International Journal of Computer Applications |
Foundation of Computer Science (FCS), NY, USA |
Volume 178 - Number 39 |
Year of Publication: 2019 |
Authors: S. Likhitha, B. S. Harish, H. M. Keerthi Kumar |
10.5120/ijca2019919265 |
S. Likhitha, B. S. Harish, H. M. Keerthi Kumar . A Detailed Survey on Topic Modeling for Document and Short Text Data. International Journal of Computer Applications. 178, 39 ( Aug 2019), 1-9. DOI=10.5120/ijca2019919265
Text mining is one of the most significant field in the digital era due to the rapid growth of textual information. Topic models are gaining popularity in the last few years.

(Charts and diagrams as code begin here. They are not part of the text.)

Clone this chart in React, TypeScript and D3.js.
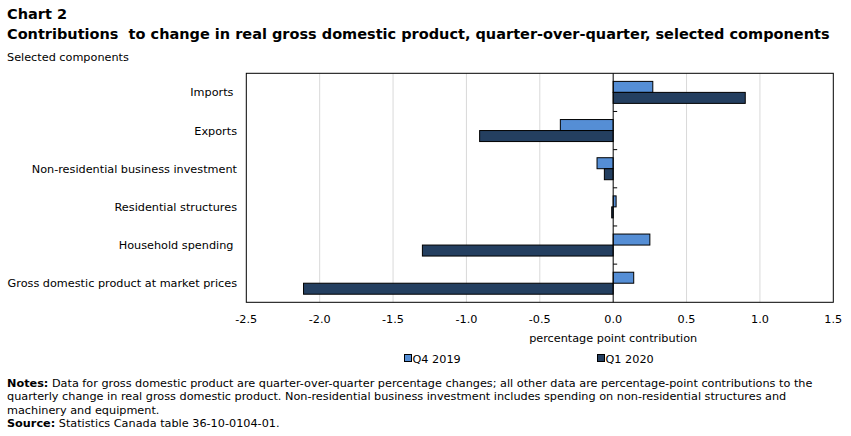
import React from "react";
import * as d3 from "d3";

const categories = [
  "Imports ",
  "Exports",
  "Non-residential business investment",
  "Residential structures",
  "Household spending ",
  "Gross domestic product at market prices",
];
const seriesNames = ["Q4 2019", "Q1 2020"];
const q4_2019 = [0.27, -0.36, -0.11, 0.02, 0.25, 0.14];
const q1_2020 = [0.9, -0.91, -0.06, -0.01, -1.3, -2.11];
const xTicks = [-2.5, -2.0, -1.5, -1.0, -0.5, 0.0, 0.5, 1.0, 1.5];
const colors = ["#558ed5", "#243f60"];

const noteLines = [
  ["Notes:", " Data for gross domestic product are quarter-over-quarter percentage changes; all other data are percentage-point contributions to the"],
  ["", "quarterly change in real gross domestic product. Non-residential business investment includes spending on non-residential structures and"],
  ["", "machinery and equipment."],
  ["Source:", " Statistics Canada table 36-10-0104-01."],
];

const FONT = "DejaVu Sans, Verdana, sans-serif";
const FS = 11.25;

export default function App() {
  const W = 851, H = 436;
  const left = 246.3, right = 833.3, top = 73.3, bottom = 302.3;
  const x = d3.scaleLinear().domain([-2.5, 1.5]).range([left, right]);
  const y = d3.scaleBand<string>().domain(categories).range([top, bottom]);
  const bw = y.bandwidth();
  const barH = 11;
  const pad = (bw - 2 * barH) / 2;
  const series = [q4_2019, q1_2020];
  const x0 = x(0);
  const fmt = (t: number) => d3.format(".1f")(t).replace("\u2212", "-");

  return (
    <svg width={W} height={H} style={{ position: "absolute", left: 0, top: 0, fontFamily: FONT }}>
      <rect x={0} y={0} width={W} height={H} fill="#fff" />
      <text x={7} y={19} fontSize={14.5} fontWeight="bold" fill="#000">Chart 2</text>
      <text x={7} y={39} fontSize={14.5} fontWeight="bold" fill="#000" style={{ whiteSpace: "pre" }}>
        Contributions  to change in real gross domestic product, quarter-over-quarter, selected components
      </text>
      <text x={7} y={61} fontSize={FS} fill="#000">Selected components</text>

      {xTicks.filter((t) => t !== 0 && t !== -2.5 && t !== 1.5).map((t) => (
        <line key={t} x1={x(t)} x2={x(t)} y1={top} y2={bottom} stroke="#d9d9d9" strokeWidth={1} />
      ))}

      {categories.map((c, i) =>
        series.map((s, j) => {
          const v = s[i];
          const xa = Math.min(x(v), x0);
          const w = Math.abs(x(v) - x0);
          return (
            <rect
              key={c + j}
              x={xa}
              y={(y(c) as number) + pad + j * barH}
              width={w}
              height={barH}
              fill={colors[j]}
              stroke="#000"
              strokeWidth={1}
            />
          );
        })
      )}

      <line x1={x0} x2={x0} y1={top} y2={bottom} stroke="#000" strokeWidth={1} />
      {categories.slice(1).map((c) => (
        <line key={c} x1={x0} x2={x0 + 4} y1={y(c) as number} y2={y(c) as number} stroke="#000" strokeWidth={1} />
      ))}
      <rect x={left} y={top} width={right - left} height={bottom - top} fill="none" stroke="#000" strokeWidth={1} />

      {categories.map((c) => (
        <text key={c} x={237} y={(y(c) as number) + bw / 2 + 4} fontSize={FS} textAnchor="end" fill="#000" style={{ whiteSpace: "pre" }}>
          {c}
        </text>
      ))}

      {xTicks.map((t) => (
        <text key={t} x={x(t)} y={323} fontSize={FS} textAnchor="middle" fill="#000">
          {fmt(t)}
        </text>
      ))}
      <text x={x0} y={342} fontSize={FS} textAnchor="middle" fill="#000">percentage point contribution</text>

      {seriesNames.map((n, j) => {
        const lx = j === 0 ? 404 : 597;
        return (
          <g key={n}>
            <rect x={lx + 0.5} y={354.5} width={7} height={7} fill={colors[j]} stroke="#000" strokeWidth={1} />
            <text x={lx + 8.5} y={363} fontSize={FS} fill="#000">{n}</text>
          </g>
        );
      })}

      {noteLines.map((l, i) => (
        <text key={i} x={7} y={387 + i * 13.3} fontSize={FS} fill="#000" style={{ whiteSpace: "pre" }}>
          {l[0] && <tspan fontWeight="bold">{l[0]}</tspan>}
          <tspan>{l[1]}</tspan>
        </text>
      ))}
    </svg>
  );
}
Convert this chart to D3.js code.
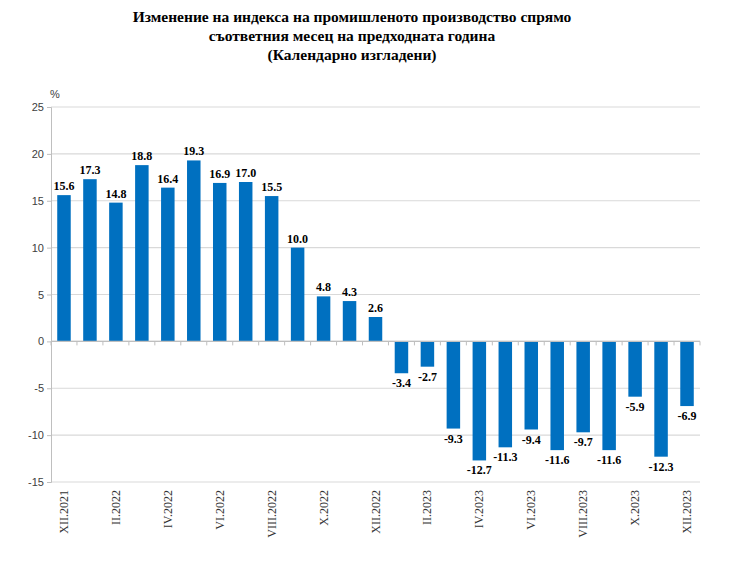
<!DOCTYPE html>
<html>
<head>
<meta charset="utf-8">
<script src="https://cdn.jsdelivr.net/npm/d3@7"></script>
<style>
  body { margin: 0; background: #fff; }
  svg { display: block; }
</style>
</head>
<body>
<script>
// data
var months = ["XII.2021","I.2022","II.2022","III.2022","IV.2022","V.2022","VI.2022","VII.2022","VIII.2022","IX.2022","X.2022","XI.2022","XII.2022",
              "I.2023","II.2023","III.2023","IV.2023","V.2023","VI.2023","VII.2023","VIII.2023","IX.2023","X.2023","XI.2023","XII.2023"];
var values = [15.6, 17.3, 14.8, 18.8, 16.4, 19.3, 16.9, 17.0, 15.5, 10.0, 4.8, 4.3, 2.6,
              -3.4, -2.7, -9.3, -12.7, -11.3, -9.4, -11.6, -9.7, -11.6, -5.9, -12.3, -6.9];
var tickLabels = ["XII.2021","II.2022","IV.2022","VI.2022","VIII.2022","X.2022","XII.2022",
                  "II.2023","IV.2023","VI.2023","VIII.2023","X.2023","XII.2023"];
var yTicks = [25, 20, 15, 10, 5, 0, -5, -10, -15];
var titleLines = ["Изменение на индекса на промишленото производство спрямо",
                  "съответния месец на предходната година",
                  "(Календарно изгладени)"];

var W = 740, H = 572;
var m = {left: 51, right: 40, top: 107, bottom: 90};

var svg = d3.select("body").append("svg").attr("width", W).attr("height", H);

var x = d3.scaleBand().domain(months).range([m.left, W - m.right]).paddingInner(0.48).paddingOuter(0.24);
var y = d3.scaleLinear().domain([-15, 25]).range([H - m.bottom, m.top]);

// plain hyphen for negatives, like the original
var fmt1 = function(d) { return d.toFixed(1); };
var fmt0 = function(d) { return String(d); };

// title
svg.append("g").selectAll("text").data(titleLines).enter().append("text")
  .attr("x", 352).attr("y", function(d, i) { return 22 + i * 19; })
  .attr("text-anchor", "middle")
  .style("font-family", "'Liberation Serif', 'Times New Roman', serif")
  .style("font-weight", "bold").style("font-size", "15.5px")
  .text(function(d) { return d; });

// grid
svg.append("g").selectAll("line").data(yTicks).enter().append("line")
  .attr("x1", m.left).attr("x2", W - m.right)
  .attr("y1", function(d) { return y(d); }).attr("y2", function(d) { return y(d); })
  .attr("stroke", "#d9d9d9").attr("stroke-width", 1.2);

// y axis
var yAxis = d3.axisLeft(y).tickValues(yTicks).tickSize(4).tickFormat(fmt0);
var gy = svg.append("g").attr("transform", "translate(" + m.left + ",0)").call(yAxis);
gy.select(".domain").attr("stroke", "#bfbfbf");
gy.selectAll(".tick line").attr("stroke", "#bfbfbf");
gy.selectAll(".tick text")
  .style("font-family", "'Liberation Sans', Arial, sans-serif").style("font-size", "11px").attr("fill", "#404040");

svg.append("text").attr("x", 50).attr("y", 98)
  .style("font-family", "'Liberation Sans', Arial, sans-serif").style("font-size", "11px").attr("fill", "#404040")
  .text("%");

// bars
svg.append("g").selectAll("rect").data(values).enter().append("rect")
  .attr("x", function(d, i) { return x(months[i]); })
  .attr("width", x.bandwidth())
  .attr("y", function(d) { return y(Math.max(0, d)); })
  .attr("height", function(d) { return Math.abs(y(d) - y(0)); })
  .attr("fill", "#0070c0");

// value labels
svg.append("g").selectAll("text").data(values).enter().append("text")
  .attr("x", function(d, i) { return x(months[i]) + x.bandwidth() / 2; })
  .attr("y", function(d) { return d >= 0 ? y(d) - 5 : y(d) + 14; })
  .attr("text-anchor", "middle")
  .style("font-family", "'Liberation Serif', 'Times New Roman', serif")
  .style("font-weight", "bold").style("font-size", "12px")
  .text(fmt1);

// zero axis with ticks between categories
var bounds = d3.range(months.length + 1).map(function(i) { return m.left + i * (W - m.right - m.left) / months.length; });
var gx = svg.append("g");
gx.append("line").attr("x1", m.left).attr("x2", W - m.right).attr("y1", y(0)).attr("y2", y(0))
  .attr("stroke", "#bfbfbf").attr("stroke-width", 1.2);
gx.selectAll("line.t").data(bounds).enter().append("line").attr("class", "t")
  .attr("x1", function(d) { return d; }).attr("x2", function(d) { return d; })
  .attr("y1", y(0)).attr("y2", y(0) + 4).attr("stroke", "#bfbfbf");

// x labels
svg.append("g").selectAll("text").data(tickLabels).enter().append("text")
  .attr("transform", function(d) {
    return "translate(" + (x(d) + x.bandwidth() / 2 + 4) + "," + (y(-15) + 8) + ") rotate(-90)";
  })
  .attr("text-anchor", "end")
  .style("font-family", "'Liberation Serif', 'Times New Roman', serif").style("font-size", "12px").attr("fill", "#333")
  .text(function(d) { return d; });
</script>
</body>
</html>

A topic comprises of a group of words that are often take place together. Topic models are better performing techniques to extract semantic knowledge presented in the data. The various methods used for topic models are, LSA (Latent Semantic Analysis), PLSA (Probabilistic Latent Semantic Analysis), LDA (Latent Dirichlet Allocation). These methods gained popularity in extracting hidden themes from the document (corpus). Various topic modeling algorithms are developed to inquiry, summarize and extract hidden semantic structures of large corpus. In this paper, we present a detailed survey covering the various topic modeling techniques proposed in last decade. Additionally, we focus on different strategies of extracting the topics in social media text, where the goal is to find and aggregate the topic within short texts. Further, we summarize the various applications and quantitative evaluation of the various methods, with statistical and mathematical knowledge to predict the convergence of results.